Are you a manufacturing leader whose company is introducing new products or possibly trying to redefine your business into a new area? Or are you working in an organization and looking for new ways to reframe how you work with customers, or people you work with every day? The customer discovery process can help you zero in on vital details so you can focus on success instead of wasting time and money by moving forward in ways that don’t meet your customers’ needs or solve their problems.
Customer discovery is a key element of the business model generation process. And it is also probably the most important part of the lean startup methodology. The book The Startup Owner’s Manual: The Step-by-Step Guide for Building a Great Company, says, “The number one goal of customer discovery amounts to this: turning the founder’s initial hypothesis about their market and customer into facts. The customer discovery process searches for a problem-solution fit.” So, you have to talk to customers to ensure you are going down the proper path. You need validation that your idea about what your potential customers need or the solution you think you have to their problems, is actually correct.
The customer discovery process has various elements. It involves defining your customer so you know from whom you need to learn, finding potential customers to interview, creating some good questions to ask customers, interviewing customers, truly listening to their answers, compiling the data you gather, and then dissecting that information so you can understand and use the information you have from them.
You will have to decide how to make sense of all of the information you gather. You will be looking for patterns in the responses to your questions so you can determine if the product you have in mind is a good fit or if you need to pivot and change your plans to provide the solutions the customers need.To get good information for analysis, you’ll want to plan to talk to about 100 customers. We have found the magic starts to happen around 60 customers, but then we see truly rich information once we get up to around 100 customers.

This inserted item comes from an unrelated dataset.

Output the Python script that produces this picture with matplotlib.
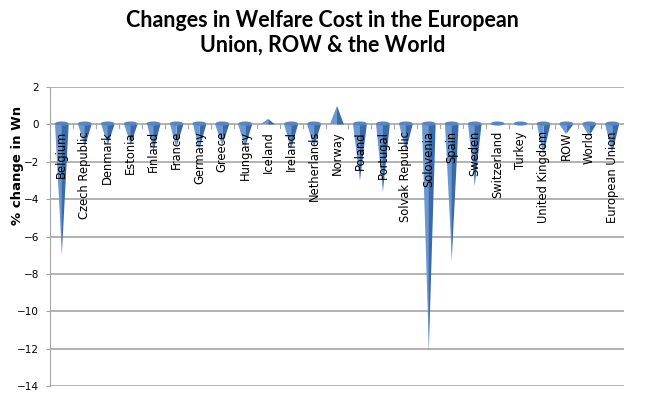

As you plan your customer discovery process, some of the questions you could ask could be about what product customers wish they had that does not yet exist, what the hardest part of their day is, what value they see getting from your product, what an ideal solution to their problem looks like, and what key elements should be included in the product. This is just a sample of some of the questions you could begin to consider as you plan your interview strategy.
The customer discovery process is key to your business. Take your ideas, and talk to your potential customers. Gather their input, ideas, and suggestions about their needs and problems. Then, when you progress with your new product, you can have confidence that you are on a good path to helping your customers and that you are leading your factory forward!